Donc, quand les villageois critiquent
l’Autorité, je pense qu’ils englobent tous
ceux qui sont à Ramallah ou à Gaza -
ville et qui bénéficient de cette manne
étrangère parce que la politique européo-
américaine consiste précisément
à encourager les ONG.
Bien sûr, il y a deux types d’ONG. Je
parle des ONG pour la défense des
Droits de l’Homme et la démocratie. Si
véritablement on est pour les Droits
humains, il faut trouver des sources de
financement palestiniennes et ne pas
dépendre de sources étrangères. Si ce
sont des ONG dont le
but est le développement,
c’est différent. Qu’il
y ait une captation de
l’aide étrangère pour participer
au développement
dans plusieurs
domaines, avec un
contrôle de la transparence,
je trouve cela plus
légitime. Mais je crois
que l’aide extérieure permet
une main mise sur
les orientations et retarde
la formation des partis politiques qui
pourraient constituer la troisième voie.
Cela permet de se donner bonne
conscience en se disant qu’on est en
train de travailler pour l’avenir de la Palestine
et qu’on n’a pas besoin de former
un parti politique.
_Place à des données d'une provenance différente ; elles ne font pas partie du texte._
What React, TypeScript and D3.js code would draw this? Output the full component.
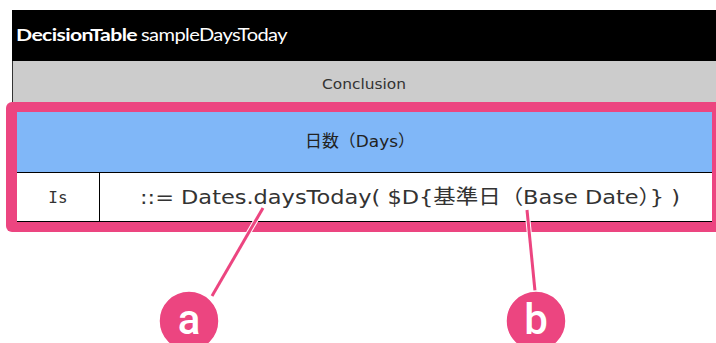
import React from 'react';
import * as d3 from 'd3';

// table content
const tableName = ['DecisionTable', 'sampleDaysToday'];
const headerRows = ['Conclusion', '日数（Days）'];
const ruleCells = ['Is', '::= Dates.daysToday( $D{基準日（Base Date）} )'];
const callouts = [
  { label: 'a', from: [263, 208], to: [212, 296], center: [189, 321] },
  { label: 'b', from: [527, 210], to: [535, 291], center: [536, 321] },
];

const W = 716;
const H = 343;
const PINK = '#ec4580';
const FONT = '"DejaVu Sans", "Noto Sans CJK JP", sans-serif';

export default function App() {
  // row bands: title, conclusion, column header, rule row
  const rowEdges = [10, 61, 102, 112, 172, 222];
  const y = d3.scaleOrdinal<string, number>()
    .domain(['title', 'concl', 'pinkTop', 'head', 'rule', 'end'])
    .range(rowEdges);

  const x = d3.scaleLinear().domain([0, 1]).range([17, 712]);
  const isEdge = 99;

  return (
    <svg width={W} height={H} style={{ position: 'absolute', left: 0, top: 0, background: '#fff' }}>
      {/* title bar */}
      <rect x={12} y={y('title')} width={W - 12} height={y('concl') - y('title')} fill="#000" />
      <text x={16} y={41} fill="#fff" fontFamily="Lato, sans-serif" fontSize={17} letterSpacing={-0.5}>
        <tspan fontWeight="bold" textLength={121} lengthAdjust="spacingAndGlyphs">{tableName[0]}</tspan>
        <tspan x={141} textLength={146} lengthAdjust="spacingAndGlyphs">{tableName[1]}</tspan>
      </text>

      {/* conclusion row */}
      <rect x={12} y={y('concl')} width={W - 12} height={y('pinkTop') - y('concl')} fill="#cccccc" />
      <line x1={12.5} x2={12.5} y1={y('concl')} y2={y('pinkTop')} stroke="#333" />
      <text x={364} y={89} textAnchor="middle" fontFamily={FONT} fontSize={14} fill="#333"
        textLength={84} lengthAdjust="spacingAndGlyphs">
        {headerRows[0]}
      </text>

      {/* highlight frame */}
      <rect x={6} y={y('pinkTop')} width={W + 4} height={130} rx={6} fill={PINK} />

      {/* column header */}
      <rect x={x(0)} y={y('head')} width={x(1) - x(0)} height={y('rule') - y('head')} fill="#80b7f8" />
      <text x={360} y={147} textAnchor="middle" fontFamily={FONT} fontSize={16.5} fill="#222"
        textLength={110} lengthAdjust="spacingAndGlyphs">
        {headerRows[1]}
      </text>

      {/* rule row */}
      <rect x={x(0)} y={y('rule')} width={x(1) - x(0)} height={y('end') - y('rule')} fill="#fff" />
      <line x1={x(0)} x2={x(1)} y1={y('rule') + 0.5} y2={y('rule') + 0.5} stroke="#000" />
      <line x1={x(0)} x2={x(1)} y1={y('end') - 0.5} y2={y('end') - 0.5} stroke="#000" />
      <line x1={isEdge + 0.5} x2={isEdge + 0.5} y1={y('rule')} y2={y('end')} stroke="#000" />
      <text x={(x(0) + isEdge) / 2} y={203} textAnchor="middle" fontFamily="DejaVu Sans Mono, monospace" fontSize={16} fill="#333">
        {ruleCells[0]}
      </text>
      <text x={410} y={204} textAnchor="middle" fontFamily={FONT} fontSize={20} fill="#333"
        textLength={540} lengthAdjust="spacingAndGlyphs">
        {ruleCells[1]}
      </text>

      {/* callouts */}
      {callouts.map(c => (
        <g key={c.label}>
          <line x1={c.from[0]} y1={c.from[1]} x2={c.to[0]} y2={c.to[1]} stroke="#fff" strokeWidth={5} />
          <line x1={c.from[0]} y1={c.from[1]} x2={c.to[0]} y2={c.to[1]} stroke={PINK} strokeWidth={3} />
          <circle cx={c.center[0]} cy={c.center[1]} r={30} fill={PINK} stroke="#fff" strokeWidth={1.5} />
          <text x={c.center[0]} y={c.center[1] + 13} textAnchor="middle" fontFamily="Roboto, sans-serif"
            fontWeight="500" fontSize={42} fill="#fff">{c.label}</text>
        </g>
      ))}
    </svg>
  );
}
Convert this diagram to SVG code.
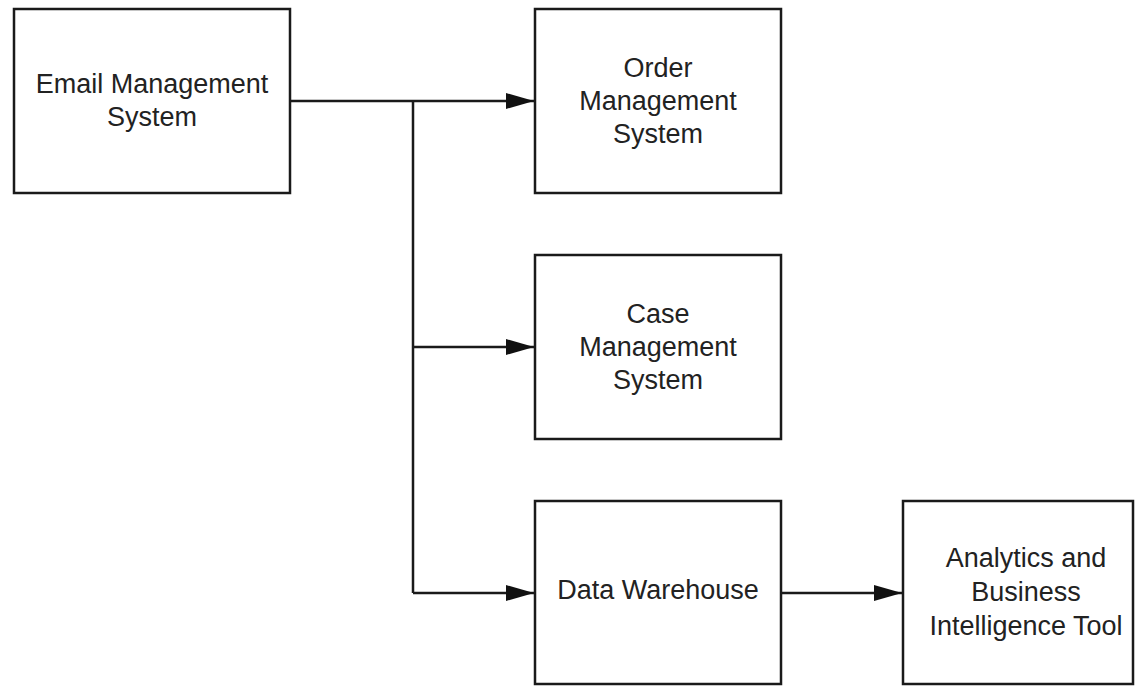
<svg xmlns="http://www.w3.org/2000/svg" width="1140" height="686" viewBox="0 0 1140 686">
<style>
.box{fill:#fff;stroke:#1a1a1a;stroke-width:2.5}
.lbl{font-family:"Liberation Sans",Arial,sans-serif;font-size:27px;fill:#222;text-anchor:middle}
.con{fill:none;stroke:#1a1a1a;stroke-width:2.5}
</style>
<defs>
<marker id="arr" viewBox="0 0 10 10" refX="10" refY="5" markerWidth="28" markerHeight="16" markerUnits="userSpaceOnUse" orient="auto" preserveAspectRatio="none">
<path d="M0,0 L10,5 L0,10 Z" fill="#111"/>
</marker>
</defs>
<rect width="1140" height="686" fill="#fff"/>
<g id="connectors">
<path class="con" d="M290,101 H534" marker-end="url(#arr)"/>
<path class="con" d="M413,101 V593"/>
<path class="con" d="M413,347 H534" marker-end="url(#arr)"/>
<path class="con" d="M413,593 H534" marker-end="url(#arr)"/>
<path class="con" d="M781,593 H902" marker-end="url(#arr)"/>
</g>
<g id="email">
<rect class="box" x="14" y="9" width="276" height="184"/>
<text class="lbl" x="152" y="93">Email Management</text>
<text class="lbl" x="152" y="126">System</text>
</g>
<g id="order">
<rect class="box" x="535" y="9" width="246" height="184"/>
<text class="lbl" x="658" y="77">Order</text>
<text class="lbl" x="658" y="110">Management</text>
<text class="lbl" x="658" y="143">System</text>
</g>
<g id="case">
<rect class="box" x="535" y="255" width="246" height="184"/>
<text class="lbl" x="658" y="323">Case</text>
<text class="lbl" x="658" y="356">Management</text>
<text class="lbl" x="658" y="389">System</text>
</g>
<g id="warehouse">
<rect class="box" x="535" y="501" width="246" height="183"/>
<text class="lbl" x="658" y="599">Data Warehouse</text>
</g>
<g id="analytics">
<rect class="box" x="903" y="501" width="230" height="183"/>
<text class="lbl" x="1026" y="567">Analytics and</text>
<text class="lbl" x="1026" y="601">Business</text>
<text class="lbl" x="1026" y="635">Intelligence Tool</text>
</g>
</svg>
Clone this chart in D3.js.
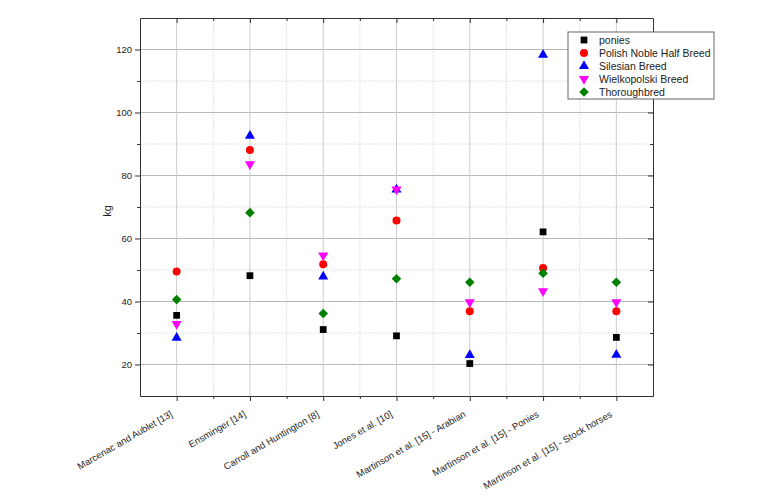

Cela conduit également
à une coupure avec la base populaire.
Fondamentalement, j’ai profondément
confiance dans la « résilience » du peuple
palestinien. Quoi qu’il dise contre, qu’il
soit fatigué, voire désespéré, il n’est pas
abattu. Malgré la situation, il continue à
vivre, à violer les barrages, il se débrouille
pour envoyer les enfants à l’école, à
l’université. Les Palestiniens sont tenaces.